* [REQUIREMENTS]: Set down each line of the data below exactly as it stands, dropping the pictures.
*****
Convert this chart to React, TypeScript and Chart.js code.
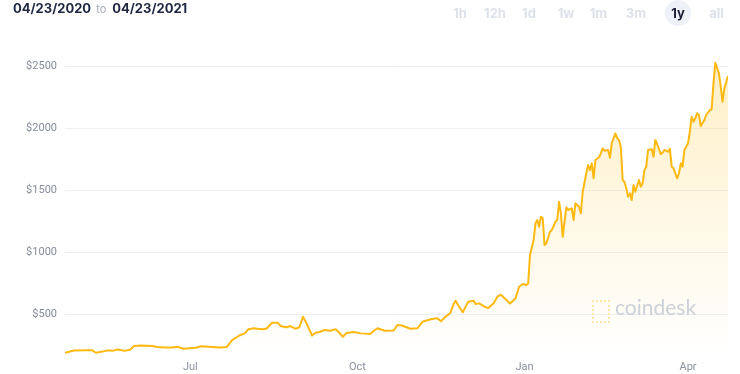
import React, { useEffect, useRef } from 'react';
import { Chart, registerables } from 'chart.js';
Chart.register(...registerables);

// Days since 04/23/2020
const days = [
  0, 5, 12, 15, 17, 20, 24, 26, 29, 33,
  36, 38, 42, 48, 51, 55, 59, 62, 65, 72,
  75, 81, 85, 89, 92, 96, 99, 101, 104, 106,
  109, 111, 114, 117, 119, 122, 124, 127, 129, 131,
  133, 136, 138, 140, 143, 146, 149, 151, 153, 155,
  159, 163, 168, 170, 172, 176, 181, 183, 185, 188,
  190, 194, 197, 199, 202, 205, 207, 209, 212, 214,
  215, 217, 219, 222, 225, 226, 228, 231, 233, 236,
  238, 240, 243, 245, 248, 250, 252, 254, 255, 256,
  258, 259, 260, 261, 262, 263, 264, 265, 267, 268,
  270, 271, 272, 273, 274, 275, 276, 277, 279, 280,
  281, 283, 284, 285, 287, 288, 289, 290, 291, 292,
  294, 295, 296, 297, 299, 300, 301, 303, 304, 305,
  306, 307, 308, 309, 310, 311, 312, 313, 314, 316,
  317, 318, 319, 320, 321, 323, 324, 325, 326, 328,
  329, 330, 332, 333, 334, 335, 337, 338, 339, 340,
  341, 343, 344, 345, 346, 347, 348, 349, 350, 352,
  353, 355, 356, 357, 358, 360, 361, 362, 363, 365,
];

// Price in USD
const prices = [
  188, 206, 207, 207, 188, 196, 207, 203, 214, 203,
  214, 242, 246, 242, 234, 231, 230, 236, 220, 228,
  240, 235, 231, 234, 290, 327, 344, 377, 385, 381,
  377, 383, 430, 430, 401, 393, 403, 381, 393, 478,
  425, 327, 349, 355, 371, 365, 377, 349, 317, 347,
  355, 344, 339, 365, 385, 365, 367, 411, 409, 393,
  381, 385, 440, 448, 460, 465, 441, 473, 506, 581,
  607, 559, 514, 599, 607, 581, 586, 559, 548, 586,
  640, 656, 613, 585, 625, 720, 742, 734, 746, 976,
  1097, 1231, 1258, 1204, 1285, 1272, 1056, 1070, 1164, 1177,
  1244, 1258, 1406, 1312, 1123, 1244, 1360, 1339, 1352, 1258,
  1393, 1365, 1312, 1486, 1635, 1702, 1661, 1715, 1594, 1742,
  1764, 1796, 1836, 1817, 1823, 1760, 1877, 1957, 1919, 1903,
  1847, 1581, 1565, 1516, 1446, 1473, 1419, 1540, 1486, 1581,
  1527, 1554, 1661, 1688, 1823, 1828, 1769, 1903, 1871, 1790,
  1801, 1823, 1809, 1833, 1688, 1675, 1594, 1635, 1715, 1688,
  1823, 1877, 1970, 2091, 2051, 2078, 2119, 2105, 2016, 2065,
  2105, 2145, 2151, 2360, 2527, 2441, 2333, 2212, 2320, 2419,
];

const xTickDays = [69, 161, 253, 343];
const xTickLabels = ['Jul', 'Oct', 'Jan', 'Apr'];
const yTickValues = [500, 1000, 1500, 2000, 2500];
const rangeFrom = '04/23/2020';
const rangeTo = '04/23/2021';
const intervals = ['1h', '12h', '1d', '1w', '1m', '3m', '1y', 'all'];
const activeInterval = '1y';
const intervalCenters = [460, 495, 529, 566, 598.5, 636, 678, 716.5];

export default function App() {
  const ref = useRef<HTMLCanvasElement | null>(null);

  useEffect(() => {
    const canvas = ref.current;
    if (!canvas) return;
    const chart = new Chart(canvas, {
      type: 'line',
      data: {
        datasets: [
          {
            data: days.map((d, i) => ({ x: d, y: prices[i] })),
            borderColor: '#ffb911',
            borderWidth: 2,
            pointRadius: 0,
            tension: 0,
            borderJoinStyle: 'round',
            fill: 'start',
            backgroundColor: (ctx: any) => {
              const c = ctx.chart;
              const area = c.chartArea;
              if (!area) return 'rgba(255,190,20,0.1)';
              const g = c.ctx.createLinearGradient(0, area.top, 0, area.bottom);
              g.addColorStop(0, 'rgba(255,190,20,0.24)');
              g.addColorStop(1, 'rgba(255,190,20,0)');
              return g;
            },
          },
        ],
      },
      options: {
        responsive: false,
        animation: false,
        devicePixelRatio: 1,
        layout: { padding: { top: 59.8, right: 12, left: 0, bottom: 0 } },
        plugins: { legend: { display: false }, tooltip: { enabled: false } },
        scales: {
          x: {
            type: 'linear',
            min: 0,
            max: 365,
            grid: { display: false },
            border: { display: false },
            afterBuildTicks: (scale: any) => {
              scale.ticks = xTickDays.map((v) => ({ value: v }));
            },
            afterFit: (scale: any) => {
              scale.height = 18.8;
            },
            ticks: {
              padding: -3,
              color: '#8a909e',
              font: { family: 'Roboto', size: 11 },
              maxRotation: 0,
              autoSkip: false,
              callback: (v: any) => {
                const i = xTickDays.indexOf(Number(v));
                return i >= 0 ? xTickLabels[i] : '';
              },
            },
          },
          y: {
            type: 'linear',
            min: 168,
            max: 2550,
            border: { display: false },
            grid: { color: '#eceff5', lineWidth: 1, drawTicks: false },
            afterBuildTicks: (scale: any) => {
              scale.ticks = yTickValues.map((v) => ({ value: v }));
            },
            afterFit: (scale: any) => {
              scale.width = 65;
            },
            ticks: {
              padding: 8,
              color: '#858b99',
              font: { family: 'Roboto', size: 11 },
              callback: (v: any) => '$' + v,
            },
          },
        },
      },
    });
    return () => chart.destroy();
  }, []);

  return (
    <div style={{ position: 'absolute', left: 0, top: 0, width: 740, height: 374, background: '#fff', overflow: 'hidden' }}>
      <canvas ref={ref} width={740} height={374} style={{ position: 'absolute', left: 0, top: 0, width: 740, height: 374 }} />
      <div
        style={{
          position: 'absolute',
          left: 13,
          top: 0,
          display: 'flex',
          alignItems: 'baseline',
          fontFamily: 'Inter, sans-serif',
          lineHeight: '17px',
        }}
      >
        <span style={{ fontSize: 13, fontWeight: 700, color: '#1f2742' }}>{rangeFrom}</span>
        <span style={{ fontSize: 11, color: '#a3a9b6', margin: '0 6px 0 5px' }}>to</span>
        <span style={{ fontSize: 13, fontWeight: 700, color: '#1f2742' }}>{rangeTo}</span>
      </div>
      {intervals.map((t, i) => {
        const active = t === activeInterval;
        const cx = intervalCenters[i];
        return (
          <div
            key={t}
            style={{
              position: 'absolute',
              left: cx - 13,
              top: 0,
              width: 26,
              height: 26,
              borderRadius: '50%',
              background: active ? '#eef1f7' : 'transparent',
              color: active ? '#1b2036' : '#dde1ea',
              fontFamily: 'Inter, sans-serif',
              fontWeight: 700,
              fontSize: 13,
              lineHeight: '26px',
              textAlign: 'center',
              whiteSpace: 'nowrap',
              display: 'flex',
              justifyContent: 'center',
            }}
          >
            {t}
          </div>
        );
      })}
      <div
        style={{
          position: 'absolute',
          left: 592,
          top: 300,
          width: 14,
          height: 19,
          border: '2.5px dotted #fde6a6',
          borderRadius: 2,
        }}
      />
      <div
        style={{
          position: 'absolute',
          left: 615,
          top: 295,
          fontFamily: 'Lato, sans-serif',
          fontSize: 21,
          lineHeight: '24px',
          color: '#ccd0d8',
        }}
      >
        coindesk
      </div>
    </div>
  );
}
*****
* [TASK RESPONSE]:
Convert this chart to React, TypeScript and Chart.js code.
import React, { useEffect, useRef } from 'react';
import { Chart, registerables } from 'chart.js';
Chart.register(...registerables);

// Days since 04/23/2020
const days = [
  0, 5, 12, 15, 17, 20, 24, 26, 29, 33,
  36, 38, 42, 48, 51, 55, 59, 62, 65, 72,
  75, 81, 85, 89, 92, 96, 99, 101, 104, 106,
  109, 111, 114, 117, 119, 122, 124, 127, 129, 131,
  133, 136, 138, 140, 143, 146, 149, 151, 153, 155,
  159, 163, 168, 170, 172, 176, 181, 183, 185, 188,
  190, 194, 197, 199, 202, 205, 207, 209, 212, 214,
  215, 217, 219, 222, 225, 226, 228, 231, 233, 236,
  238, 240, 243, 245, 248, 250, 252, 254, 255, 256,
  258, 259, 260, 261, 262, 263, 264, 265, 267, 268,
  270, 271, 272, 273, 274, 275, 276, 277, 279, 280,
  281, 283, 284, 285, 287, 288, 289, 290, 291, 292,
  294, 295, 296, 297, 299, 300, 301, 303, 304, 305,
  306, 307, 308, 309, 310, 311, 312, 313, 314, 316,
  317, 318, 319, 320, 321, 323, 324, 325, 326, 328,
  329, 330, 332, 333, 334, 335, 337, 338, 339, 340,
  341, 343, 344, 345, 346, 347, 348, 349, 350, 352,
  353, 355, 356, 357, 358, 360, 361, 362, 363, 365,
];

// Price in USD
const prices = [
  188, 206, 207, 207, 188, 196, 207, 203, 214, 203,
  214, 242, 246, 242, 234, 231, 230, 236, 220, 228,
  240, 235, 231, 234, 290, 327, 344, 377, 385, 381,
  377, 383, 430, 430, 401, 393, 403, 381, 393, 478,
  425, 327, 349, 355, 371, 365, 377, 349, 317, 347,
  355, 344, 339, 365, 385, 365, 367, 411, 409, 393,
  381, 385, 440, 448, 460, 465, 441, 473, 506, 581,
  607, 559, 514, 599, 607, 581, 586, 559, 548, 586,
  640, 656, 613, 585, 625, 720, 742, 734, 746, 976,
  1097, 1231, 1258, 1204, 1285, 1272, 1056, 1070, 1164, 1177,
  1244, 1258, 1406, 1312, 1123, 1244, 1360, 1339, 1352, 1258,
  1393, 1365, 1312, 1486, 1635, 1702, 1661, 1715, 1594, 1742,
  1764, 1796, 1836, 1817, 1823, 1760, 1877, 1957, 1919, 1903,
  1847, 1581, 1565, 1516, 1446, 1473, 1419, 1540, 1486, 1581,
  1527, 1554, 1661, 1688, 1823, 1828, 1769, 1903, 1871, 1790,
  1801, 1823, 1809, 1833, 1688, 1675, 1594, 1635, 1715, 1688,
  1823, 1877, 1970, 2091, 2051, 2078, 2119, 2105, 2016, 2065,
  2105, 2145, 2151, 2360, 2527, 2441, 2333, 2212, 2320, 2419,
];

const xTickDays = [69, 161, 253, 343];
const xTickLabels = ['Jul', 'Oct', 'Jan', 'Apr'];
const yTickValues = [500, 1000, 1500, 2000, 2500];
const rangeFrom = '04/23/2020';
const rangeTo = '04/23/2021';
const intervals = ['1h', '12h', '1d', '1w', '1m', '3m', '1y', 'all'];
const activeInterval = '1y';
const intervalCenters = [460, 495, 529, 566, 598.5, 636, 678, 716.5];

export default function App() {
  const ref = useRef<HTMLCanvasElement | null>(null);

  useEffect(() => {
    const canvas = ref.current;
    if (!canvas) return;
    const chart = new Chart(canvas, {
      type: 'line',
      data: {
        datasets: [
          {
            data: days.map((d, i) => ({ x: d, y: prices[i] })),
            borderColor: '#ffb911',
            borderWidth: 2,
            pointRadius: 0,
            tension: 0,
            borderJoinStyle: 'round',
            fill: 'start',
            backgroundColor: (ctx: any) => {
              const c = ctx.chart;
              const area = c.chartArea;
              if (!area) return 'rgba(255,190,20,0.1)';
              const g = c.ctx.createLinearGradient(0, area.top, 0, area.bottom);
              g.addColorStop(0, 'rgba(255,190,20,0.24)');
              g.addColorStop(1, 'rgba(255,190,20,0)');
              return g;
            },
          },
        ],
      },
      options: {
        responsive: false,
        animation: false,
        devicePixelRatio: 1,
        layout: { padding: { top: 59.8, right: 12, left: 0, bottom: 0 } },
        plugins: { legend: { display: false }, tooltip: { enabled: false } },
        scales: {
          x: {
            type: 'linear',
            min: 0,
            max: 365,
            grid: { display: false },
            border: { display: false },
            afterBuildTicks: (scale: any) => {
              scale.ticks = xTickDays.map((v) => ({ value: v }));
            },
            afterFit: (scale: any) => {
              scale.height = 18.8;
            },
            ticks: {
              padding: -3,
              color: '#8a909e',
              font: { family: 'Roboto', size: 11 },
              maxRotation: 0,
              autoSkip: false,
              callback: (v: any) => {
                const i = xTickDays.indexOf(Number(v));
                return i >= 0 ? xTickLabels[i] : '';
              },
            },
          },
          y: {
            type: 'linear',
            min: 168,
            max: 2550,
            border: { display: false },
            grid: { color: '#eceff5', lineWidth: 1, drawTicks: false },
            afterBuildTicks: (scale: any) => {
              scale.ticks = yTickValues.map((v) => ({ value: v }));
            },
            afterFit: (scale: any) => {
              scale.width = 65;
            },
            ticks: {
              padding: 8,
              color: '#858b99',
              font: { family: 'Roboto', size: 11 },
              callback: (v: any) => '$' + v,
            },
          },
        },
      },
    });
    return () => chart.destroy();
  }, []);

  return (
    <div style={{ position: 'absolute', left: 0, top: 0, width: 740, height: 374, background: '#fff', overflow: 'hidden' }}>
      <canvas ref={ref} width={740} height={374} style={{ position: 'absolute', left: 0, top: 0, width: 740, height: 374 }} />
      <div
        style={{
          position: 'absolute',
          left: 13,
          top: 0,
          display: 'flex',
          alignItems: 'baseline',
          fontFamily: 'Inter, sans-serif',
          lineHeight: '17px',
        }}
      >
        <span style={{ fontSize: 13, fontWeight: 700, color: '#1f2742' }}>{rangeFrom}</span>
        <span style={{ fontSize: 11, color: '#a3a9b6', margin: '0 6px 0 5px' }}>to</span>
        <span style={{ fontSize: 13, fontWeight: 700, color: '#1f2742' }}>{rangeTo}</span>
      </div>
      {intervals.map((t, i) => {
        const active = t === activeInterval;
        const cx = intervalCenters[i];
        return (
          <div
            key={t}
            style={{
              position: 'absolute',
              left: cx - 13,
              top: 0,
              width: 26,
              height: 26,
              borderRadius: '50%',
              background: active ? '#eef1f7' : 'transparent',
              color: active ? '#1b2036' : '#dde1ea',
              fontFamily: 'Inter, sans-serif',
              fontWeight: 700,
              fontSize: 13,
              lineHeight: '26px',
              textAlign: 'center',
              whiteSpace: 'nowrap',
              display: 'flex',
              justifyContent: 'center',
            }}
          >
            {t}
          </div>
        );
      })}
      <div
        style={{
          position: 'absolute',
          left: 592,
          top: 300,
          width: 14,
          height: 19,
          border: '2.5px dotted #fde6a6',
          borderRadius: 2,
        }}
      />
      <div
        style={{
          position: 'absolute',
          left: 615,
          top: 295,
          fontFamily: 'Lato, sans-serif',
          fontSize: 21,
          lineHeight: '24px',
          color: '#ccd0d8',
        }}
      >
        coindesk
      </div>
    </div>
  );
}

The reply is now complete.